• **The exercise**
Leave out the pictures and set down exactly the lines from the start of the listing through the one with "const MISSING_EDGES = [[2, 5], [7, 10], [8, 9]];", both included.

• **Dataset section**
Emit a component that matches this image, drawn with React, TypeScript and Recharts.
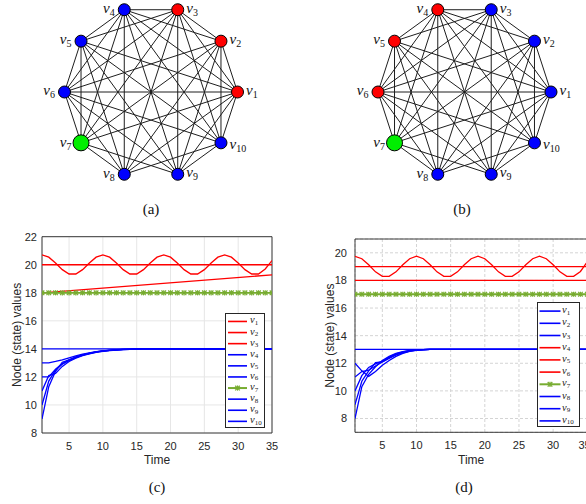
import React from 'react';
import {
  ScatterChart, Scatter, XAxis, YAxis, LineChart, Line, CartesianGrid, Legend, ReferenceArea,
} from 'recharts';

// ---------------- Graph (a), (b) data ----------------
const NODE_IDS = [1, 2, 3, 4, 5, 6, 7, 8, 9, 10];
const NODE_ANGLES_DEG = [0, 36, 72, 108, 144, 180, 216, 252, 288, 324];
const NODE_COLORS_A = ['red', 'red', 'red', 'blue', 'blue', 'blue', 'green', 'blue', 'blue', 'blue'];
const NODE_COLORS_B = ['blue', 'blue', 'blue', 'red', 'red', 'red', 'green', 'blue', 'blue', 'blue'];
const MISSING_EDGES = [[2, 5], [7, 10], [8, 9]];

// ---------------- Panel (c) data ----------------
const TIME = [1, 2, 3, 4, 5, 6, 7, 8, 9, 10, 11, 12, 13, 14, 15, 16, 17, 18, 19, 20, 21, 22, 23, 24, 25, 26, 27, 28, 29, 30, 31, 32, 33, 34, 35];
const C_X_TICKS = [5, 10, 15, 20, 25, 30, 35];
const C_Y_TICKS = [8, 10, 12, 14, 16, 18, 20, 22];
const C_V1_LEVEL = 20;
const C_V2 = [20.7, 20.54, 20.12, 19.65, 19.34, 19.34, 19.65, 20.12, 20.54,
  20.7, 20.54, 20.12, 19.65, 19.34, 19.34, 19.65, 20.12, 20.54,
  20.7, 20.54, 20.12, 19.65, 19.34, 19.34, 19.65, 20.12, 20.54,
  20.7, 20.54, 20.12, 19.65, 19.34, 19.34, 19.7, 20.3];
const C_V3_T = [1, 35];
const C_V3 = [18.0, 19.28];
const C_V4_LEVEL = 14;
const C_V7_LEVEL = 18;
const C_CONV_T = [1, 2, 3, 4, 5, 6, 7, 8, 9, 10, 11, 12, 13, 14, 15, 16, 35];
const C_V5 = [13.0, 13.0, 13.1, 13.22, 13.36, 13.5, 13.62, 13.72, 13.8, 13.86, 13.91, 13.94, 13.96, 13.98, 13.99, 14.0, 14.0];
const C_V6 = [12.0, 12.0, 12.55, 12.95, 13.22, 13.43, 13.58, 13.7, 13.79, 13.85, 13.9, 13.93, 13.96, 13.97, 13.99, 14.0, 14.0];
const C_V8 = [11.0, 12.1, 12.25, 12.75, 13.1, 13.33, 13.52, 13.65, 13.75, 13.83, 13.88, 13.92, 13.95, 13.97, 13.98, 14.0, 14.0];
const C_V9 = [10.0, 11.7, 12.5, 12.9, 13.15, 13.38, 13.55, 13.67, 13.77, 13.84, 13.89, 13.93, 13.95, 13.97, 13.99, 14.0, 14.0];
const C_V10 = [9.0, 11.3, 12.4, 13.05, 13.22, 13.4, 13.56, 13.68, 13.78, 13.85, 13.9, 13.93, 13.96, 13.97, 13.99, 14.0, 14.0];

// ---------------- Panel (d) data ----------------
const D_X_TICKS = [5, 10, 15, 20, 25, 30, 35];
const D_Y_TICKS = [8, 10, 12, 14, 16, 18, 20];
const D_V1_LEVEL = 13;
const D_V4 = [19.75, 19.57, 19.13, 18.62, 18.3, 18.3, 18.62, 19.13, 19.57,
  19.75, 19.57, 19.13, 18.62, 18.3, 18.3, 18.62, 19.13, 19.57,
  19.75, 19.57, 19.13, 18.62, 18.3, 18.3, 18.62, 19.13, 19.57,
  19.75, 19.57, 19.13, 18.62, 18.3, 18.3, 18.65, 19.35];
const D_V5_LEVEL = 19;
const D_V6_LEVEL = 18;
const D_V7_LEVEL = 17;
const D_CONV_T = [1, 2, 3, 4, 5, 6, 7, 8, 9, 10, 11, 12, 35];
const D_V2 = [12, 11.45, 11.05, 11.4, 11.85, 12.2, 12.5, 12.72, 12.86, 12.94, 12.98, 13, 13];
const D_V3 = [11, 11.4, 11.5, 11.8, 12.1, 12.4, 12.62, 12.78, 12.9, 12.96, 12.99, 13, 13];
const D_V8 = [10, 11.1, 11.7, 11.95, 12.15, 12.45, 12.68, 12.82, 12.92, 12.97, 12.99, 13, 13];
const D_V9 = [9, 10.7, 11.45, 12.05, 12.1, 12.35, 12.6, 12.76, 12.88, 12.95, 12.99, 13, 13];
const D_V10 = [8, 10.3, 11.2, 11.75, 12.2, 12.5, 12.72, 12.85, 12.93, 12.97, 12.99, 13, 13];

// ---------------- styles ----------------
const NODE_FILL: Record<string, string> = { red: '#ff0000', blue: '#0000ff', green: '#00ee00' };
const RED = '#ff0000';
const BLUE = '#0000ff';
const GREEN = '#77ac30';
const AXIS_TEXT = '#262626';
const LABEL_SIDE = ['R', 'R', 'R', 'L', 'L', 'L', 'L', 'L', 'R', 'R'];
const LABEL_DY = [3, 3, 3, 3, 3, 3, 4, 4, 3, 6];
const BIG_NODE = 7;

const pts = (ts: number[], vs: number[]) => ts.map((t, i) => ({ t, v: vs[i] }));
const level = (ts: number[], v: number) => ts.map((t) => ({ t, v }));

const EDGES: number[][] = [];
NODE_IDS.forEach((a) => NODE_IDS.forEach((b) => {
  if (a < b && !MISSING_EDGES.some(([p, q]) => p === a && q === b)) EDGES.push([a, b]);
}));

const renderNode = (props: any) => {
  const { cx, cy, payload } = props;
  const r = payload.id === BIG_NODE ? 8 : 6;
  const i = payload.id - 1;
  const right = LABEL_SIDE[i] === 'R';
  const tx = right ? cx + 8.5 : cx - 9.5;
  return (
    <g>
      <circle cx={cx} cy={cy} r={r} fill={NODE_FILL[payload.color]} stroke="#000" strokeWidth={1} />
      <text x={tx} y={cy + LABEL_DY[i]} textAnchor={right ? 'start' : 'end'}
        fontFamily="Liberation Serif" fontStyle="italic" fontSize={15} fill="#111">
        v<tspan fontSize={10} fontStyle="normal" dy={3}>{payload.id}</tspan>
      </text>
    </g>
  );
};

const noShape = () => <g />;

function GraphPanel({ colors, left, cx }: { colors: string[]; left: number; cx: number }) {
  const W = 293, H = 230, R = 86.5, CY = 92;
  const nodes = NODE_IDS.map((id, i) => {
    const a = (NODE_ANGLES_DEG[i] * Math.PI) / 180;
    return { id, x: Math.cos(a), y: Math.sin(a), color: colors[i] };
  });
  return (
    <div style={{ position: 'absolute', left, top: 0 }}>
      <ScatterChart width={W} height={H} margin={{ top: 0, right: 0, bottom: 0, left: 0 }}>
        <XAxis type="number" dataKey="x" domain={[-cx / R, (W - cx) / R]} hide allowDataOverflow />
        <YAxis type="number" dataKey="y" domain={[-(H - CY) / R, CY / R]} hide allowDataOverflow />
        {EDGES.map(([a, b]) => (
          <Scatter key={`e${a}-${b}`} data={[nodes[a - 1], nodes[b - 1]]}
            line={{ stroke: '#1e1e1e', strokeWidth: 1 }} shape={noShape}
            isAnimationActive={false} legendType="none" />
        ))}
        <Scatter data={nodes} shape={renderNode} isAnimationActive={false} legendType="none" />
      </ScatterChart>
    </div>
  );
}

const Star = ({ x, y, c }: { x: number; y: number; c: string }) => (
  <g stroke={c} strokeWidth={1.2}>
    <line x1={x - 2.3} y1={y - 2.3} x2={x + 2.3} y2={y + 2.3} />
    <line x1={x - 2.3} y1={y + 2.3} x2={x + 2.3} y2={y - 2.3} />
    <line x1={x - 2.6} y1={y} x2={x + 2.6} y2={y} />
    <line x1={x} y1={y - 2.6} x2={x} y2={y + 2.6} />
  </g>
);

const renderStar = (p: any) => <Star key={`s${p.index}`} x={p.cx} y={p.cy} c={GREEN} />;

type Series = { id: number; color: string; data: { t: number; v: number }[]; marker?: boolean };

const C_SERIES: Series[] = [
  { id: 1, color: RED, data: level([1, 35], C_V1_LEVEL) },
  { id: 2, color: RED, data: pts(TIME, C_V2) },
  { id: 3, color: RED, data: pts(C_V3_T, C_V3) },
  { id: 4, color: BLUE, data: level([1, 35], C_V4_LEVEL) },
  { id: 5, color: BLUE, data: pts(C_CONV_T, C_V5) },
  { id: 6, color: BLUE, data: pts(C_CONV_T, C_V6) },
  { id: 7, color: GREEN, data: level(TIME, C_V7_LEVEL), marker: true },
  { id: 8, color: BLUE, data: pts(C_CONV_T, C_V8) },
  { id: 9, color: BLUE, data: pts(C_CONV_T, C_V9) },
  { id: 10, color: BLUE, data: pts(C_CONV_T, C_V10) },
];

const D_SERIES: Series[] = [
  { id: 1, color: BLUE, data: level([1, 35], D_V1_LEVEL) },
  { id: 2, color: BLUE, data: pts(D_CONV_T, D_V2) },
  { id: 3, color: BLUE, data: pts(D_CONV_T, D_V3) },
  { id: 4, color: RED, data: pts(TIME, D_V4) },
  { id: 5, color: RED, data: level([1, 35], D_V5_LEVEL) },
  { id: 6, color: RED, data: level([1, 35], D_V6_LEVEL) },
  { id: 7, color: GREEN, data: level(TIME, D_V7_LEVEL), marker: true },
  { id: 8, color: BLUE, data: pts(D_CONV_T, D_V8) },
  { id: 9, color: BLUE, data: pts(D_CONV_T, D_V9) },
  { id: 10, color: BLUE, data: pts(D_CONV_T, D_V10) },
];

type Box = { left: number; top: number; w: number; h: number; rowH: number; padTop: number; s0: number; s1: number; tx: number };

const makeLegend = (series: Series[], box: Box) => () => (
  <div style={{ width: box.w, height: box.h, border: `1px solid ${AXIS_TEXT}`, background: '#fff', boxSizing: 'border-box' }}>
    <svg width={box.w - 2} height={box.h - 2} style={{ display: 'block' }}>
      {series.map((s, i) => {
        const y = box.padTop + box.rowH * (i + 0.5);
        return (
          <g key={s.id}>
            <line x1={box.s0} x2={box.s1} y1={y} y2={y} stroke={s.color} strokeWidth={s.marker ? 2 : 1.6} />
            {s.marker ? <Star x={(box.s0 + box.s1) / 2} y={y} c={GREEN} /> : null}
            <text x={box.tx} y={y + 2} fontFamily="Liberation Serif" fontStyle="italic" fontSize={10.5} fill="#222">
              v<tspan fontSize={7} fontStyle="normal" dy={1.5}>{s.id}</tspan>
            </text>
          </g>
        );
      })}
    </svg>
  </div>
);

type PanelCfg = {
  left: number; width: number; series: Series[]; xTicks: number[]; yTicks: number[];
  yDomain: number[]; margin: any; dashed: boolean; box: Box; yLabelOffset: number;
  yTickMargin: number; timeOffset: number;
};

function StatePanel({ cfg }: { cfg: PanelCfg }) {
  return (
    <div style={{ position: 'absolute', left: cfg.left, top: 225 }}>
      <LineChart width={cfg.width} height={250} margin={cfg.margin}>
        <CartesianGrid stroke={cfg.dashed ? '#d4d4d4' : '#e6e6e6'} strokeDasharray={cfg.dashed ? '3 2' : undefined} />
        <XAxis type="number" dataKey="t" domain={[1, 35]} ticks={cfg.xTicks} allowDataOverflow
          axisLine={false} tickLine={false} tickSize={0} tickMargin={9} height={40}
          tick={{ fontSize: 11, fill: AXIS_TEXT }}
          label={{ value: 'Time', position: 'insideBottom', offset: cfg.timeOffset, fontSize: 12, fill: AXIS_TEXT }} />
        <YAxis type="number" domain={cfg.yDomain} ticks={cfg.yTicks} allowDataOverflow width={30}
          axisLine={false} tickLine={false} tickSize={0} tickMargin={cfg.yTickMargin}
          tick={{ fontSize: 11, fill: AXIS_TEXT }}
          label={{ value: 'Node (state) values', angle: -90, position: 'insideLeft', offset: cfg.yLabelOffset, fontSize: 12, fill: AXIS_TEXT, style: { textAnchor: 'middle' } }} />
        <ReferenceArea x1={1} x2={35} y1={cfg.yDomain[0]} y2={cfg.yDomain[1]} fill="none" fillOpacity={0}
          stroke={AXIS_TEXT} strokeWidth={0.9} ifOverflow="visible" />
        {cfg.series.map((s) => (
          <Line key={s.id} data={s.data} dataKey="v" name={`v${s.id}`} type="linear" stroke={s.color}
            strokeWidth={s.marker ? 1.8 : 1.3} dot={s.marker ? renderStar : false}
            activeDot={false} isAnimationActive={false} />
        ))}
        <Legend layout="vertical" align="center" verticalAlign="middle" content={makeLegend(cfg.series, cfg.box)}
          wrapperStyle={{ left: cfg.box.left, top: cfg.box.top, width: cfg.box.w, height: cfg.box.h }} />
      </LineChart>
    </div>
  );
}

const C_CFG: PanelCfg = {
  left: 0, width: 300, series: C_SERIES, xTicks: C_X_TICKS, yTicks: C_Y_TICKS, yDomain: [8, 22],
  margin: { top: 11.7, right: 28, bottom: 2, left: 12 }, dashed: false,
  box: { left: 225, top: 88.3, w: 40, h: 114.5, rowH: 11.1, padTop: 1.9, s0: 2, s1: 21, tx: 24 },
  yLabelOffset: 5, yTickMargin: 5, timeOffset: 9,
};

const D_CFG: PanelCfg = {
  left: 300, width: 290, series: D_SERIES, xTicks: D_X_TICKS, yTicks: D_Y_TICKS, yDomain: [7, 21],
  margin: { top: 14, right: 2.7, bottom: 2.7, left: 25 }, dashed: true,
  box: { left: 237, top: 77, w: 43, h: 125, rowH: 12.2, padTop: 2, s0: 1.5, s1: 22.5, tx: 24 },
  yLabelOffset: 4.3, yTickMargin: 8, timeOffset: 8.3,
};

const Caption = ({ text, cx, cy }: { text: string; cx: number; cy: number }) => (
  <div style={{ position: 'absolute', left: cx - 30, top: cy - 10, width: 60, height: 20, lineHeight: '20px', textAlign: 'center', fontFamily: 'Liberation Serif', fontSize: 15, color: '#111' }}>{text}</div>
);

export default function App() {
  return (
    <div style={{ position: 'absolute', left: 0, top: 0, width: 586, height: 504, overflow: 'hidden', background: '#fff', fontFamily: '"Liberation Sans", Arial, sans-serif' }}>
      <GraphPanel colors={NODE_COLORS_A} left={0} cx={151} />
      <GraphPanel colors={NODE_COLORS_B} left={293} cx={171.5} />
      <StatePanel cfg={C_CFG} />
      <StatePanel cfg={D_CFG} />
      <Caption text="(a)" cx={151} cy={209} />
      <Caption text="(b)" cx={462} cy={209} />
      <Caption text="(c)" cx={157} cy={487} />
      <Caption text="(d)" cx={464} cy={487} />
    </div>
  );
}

• **Written answer**
Emit a component that matches this image, drawn with React, TypeScript and Recharts.
import React from 'react';
import {
  ScatterChart, Scatter, XAxis, YAxis, LineChart, Line, CartesianGrid, Legend, ReferenceArea,
} from 'recharts';

// ---------------- Graph (a), (b) data ----------------
const NODE_IDS = [1, 2, 3, 4, 5, 6, 7, 8, 9, 10];
const NODE_ANGLES_DEG = [0, 36, 72, 108, 144, 180, 216, 252, 288, 324];
const NODE_COLORS_A = ['red', 'red', 'red', 'blue', 'blue', 'blue', 'green', 'blue', 'blue', 'blue'];
const NODE_COLORS_B = ['blue', 'blue', 'blue', 'red', 'red', 'red', 'green', 'blue', 'blue', 'blue'];
const MISSING_EDGES = [[2, 5], [7, 10], [8, 9]];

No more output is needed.